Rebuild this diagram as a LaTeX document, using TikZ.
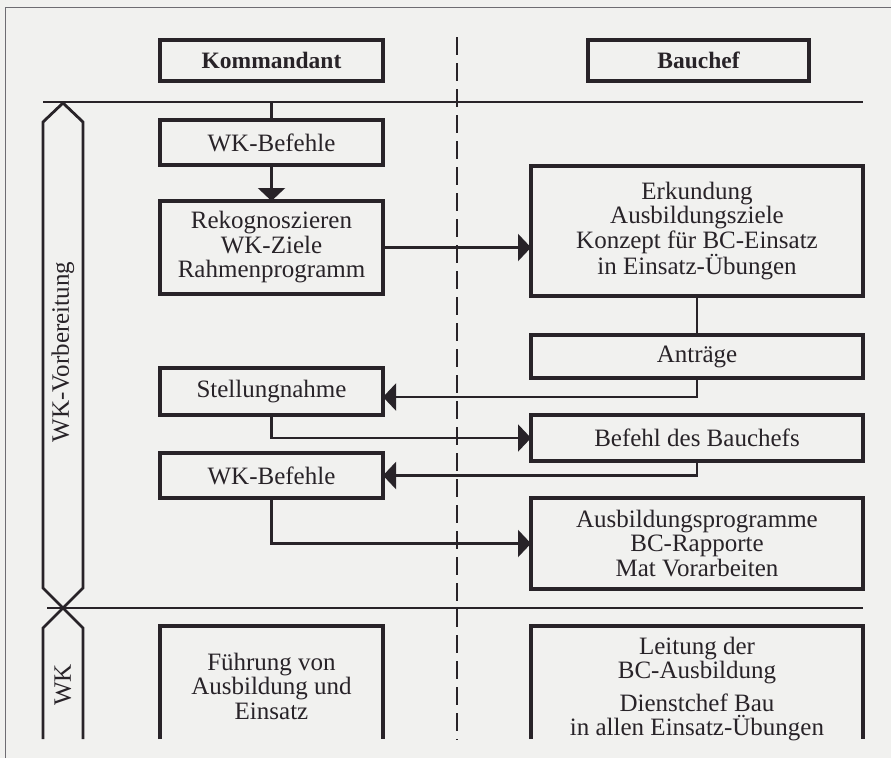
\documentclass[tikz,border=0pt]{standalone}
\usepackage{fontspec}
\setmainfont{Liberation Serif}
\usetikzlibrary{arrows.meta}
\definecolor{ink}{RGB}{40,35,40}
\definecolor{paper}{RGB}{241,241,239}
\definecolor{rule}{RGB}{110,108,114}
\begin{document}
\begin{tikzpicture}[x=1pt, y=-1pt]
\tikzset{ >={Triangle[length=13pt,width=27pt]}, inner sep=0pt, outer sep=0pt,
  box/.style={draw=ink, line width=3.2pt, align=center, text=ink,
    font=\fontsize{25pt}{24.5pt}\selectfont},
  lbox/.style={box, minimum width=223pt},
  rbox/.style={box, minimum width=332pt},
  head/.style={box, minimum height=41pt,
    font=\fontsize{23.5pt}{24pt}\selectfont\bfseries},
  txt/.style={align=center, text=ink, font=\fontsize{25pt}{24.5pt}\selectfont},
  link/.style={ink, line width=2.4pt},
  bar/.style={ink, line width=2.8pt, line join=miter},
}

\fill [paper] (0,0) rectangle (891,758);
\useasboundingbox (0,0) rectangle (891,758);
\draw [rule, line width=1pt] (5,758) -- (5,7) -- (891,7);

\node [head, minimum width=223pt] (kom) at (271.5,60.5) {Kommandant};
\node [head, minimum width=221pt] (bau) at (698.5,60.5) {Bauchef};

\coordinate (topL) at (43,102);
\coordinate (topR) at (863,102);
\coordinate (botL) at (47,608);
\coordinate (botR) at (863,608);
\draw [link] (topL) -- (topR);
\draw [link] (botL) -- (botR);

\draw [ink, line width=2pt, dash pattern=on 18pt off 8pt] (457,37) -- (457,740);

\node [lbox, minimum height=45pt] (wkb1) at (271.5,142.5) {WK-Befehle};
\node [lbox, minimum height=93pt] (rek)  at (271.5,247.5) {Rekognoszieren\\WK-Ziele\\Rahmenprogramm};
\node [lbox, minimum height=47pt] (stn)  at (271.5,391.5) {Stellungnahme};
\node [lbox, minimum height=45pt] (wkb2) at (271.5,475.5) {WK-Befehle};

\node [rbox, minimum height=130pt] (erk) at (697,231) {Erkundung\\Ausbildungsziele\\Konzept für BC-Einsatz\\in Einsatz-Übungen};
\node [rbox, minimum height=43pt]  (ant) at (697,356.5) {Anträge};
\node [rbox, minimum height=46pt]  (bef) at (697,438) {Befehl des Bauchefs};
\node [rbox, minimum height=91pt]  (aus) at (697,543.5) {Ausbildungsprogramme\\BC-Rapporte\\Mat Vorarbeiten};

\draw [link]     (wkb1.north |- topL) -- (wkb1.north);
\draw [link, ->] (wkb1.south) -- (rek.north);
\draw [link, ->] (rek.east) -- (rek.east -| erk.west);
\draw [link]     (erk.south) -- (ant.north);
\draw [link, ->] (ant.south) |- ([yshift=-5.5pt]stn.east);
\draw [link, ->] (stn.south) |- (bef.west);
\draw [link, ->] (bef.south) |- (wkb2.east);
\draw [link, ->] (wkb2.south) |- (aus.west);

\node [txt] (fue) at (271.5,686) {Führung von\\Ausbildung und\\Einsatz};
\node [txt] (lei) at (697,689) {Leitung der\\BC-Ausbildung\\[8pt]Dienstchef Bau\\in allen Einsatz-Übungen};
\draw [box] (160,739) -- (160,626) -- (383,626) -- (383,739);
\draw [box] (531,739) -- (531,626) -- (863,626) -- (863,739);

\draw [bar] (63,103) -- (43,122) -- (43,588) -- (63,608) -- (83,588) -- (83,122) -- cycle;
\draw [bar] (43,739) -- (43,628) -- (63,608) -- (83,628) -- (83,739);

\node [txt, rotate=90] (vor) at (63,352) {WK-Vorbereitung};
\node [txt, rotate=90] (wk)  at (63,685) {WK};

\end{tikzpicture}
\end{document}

*Short task:* Return exactly what appears from the opening line of the material through the line with "(5,7) -- (891,7);", apart from the pictures.

*Task solution:*
Rebuild this diagram as a LaTeX document, using TikZ.
\documentclass[tikz,border=0pt]{standalone}
\usepackage{fontspec}
\setmainfont{Liberation Serif}
\usetikzlibrary{arrows.meta}
\definecolor{ink}{RGB}{40,35,40}
\definecolor{paper}{RGB}{241,241,239}
\definecolor{rule}{RGB}{110,108,114}
\begin{document}
\begin{tikzpicture}[x=1pt, y=-1pt]
\tikzset{ >={Triangle[length=13pt,width=27pt]}, inner sep=0pt, outer sep=0pt,
  box/.style={draw=ink, line width=3.2pt, align=center, text=ink,
    font=\fontsize{25pt}{24.5pt}\selectfont},
  lbox/.style={box, minimum width=223pt},
  rbox/.style={box, minimum width=332pt},
  head/.style={box, minimum height=41pt,
    font=\fontsize{23.5pt}{24pt}\selectfont\bfseries},
  txt/.style={align=center, text=ink, font=\fontsize{25pt}{24.5pt}\selectfont},
  link/.style={ink, line width=2.4pt},
  bar/.style={ink, line width=2.8pt, line join=miter},
}

\fill [paper] (0,0) rectangle (891,758);
\useasboundingbox (0,0) rectangle (891,758);
\draw [rule, line width=1pt] (5,758) -- (5,7) -- (891,7);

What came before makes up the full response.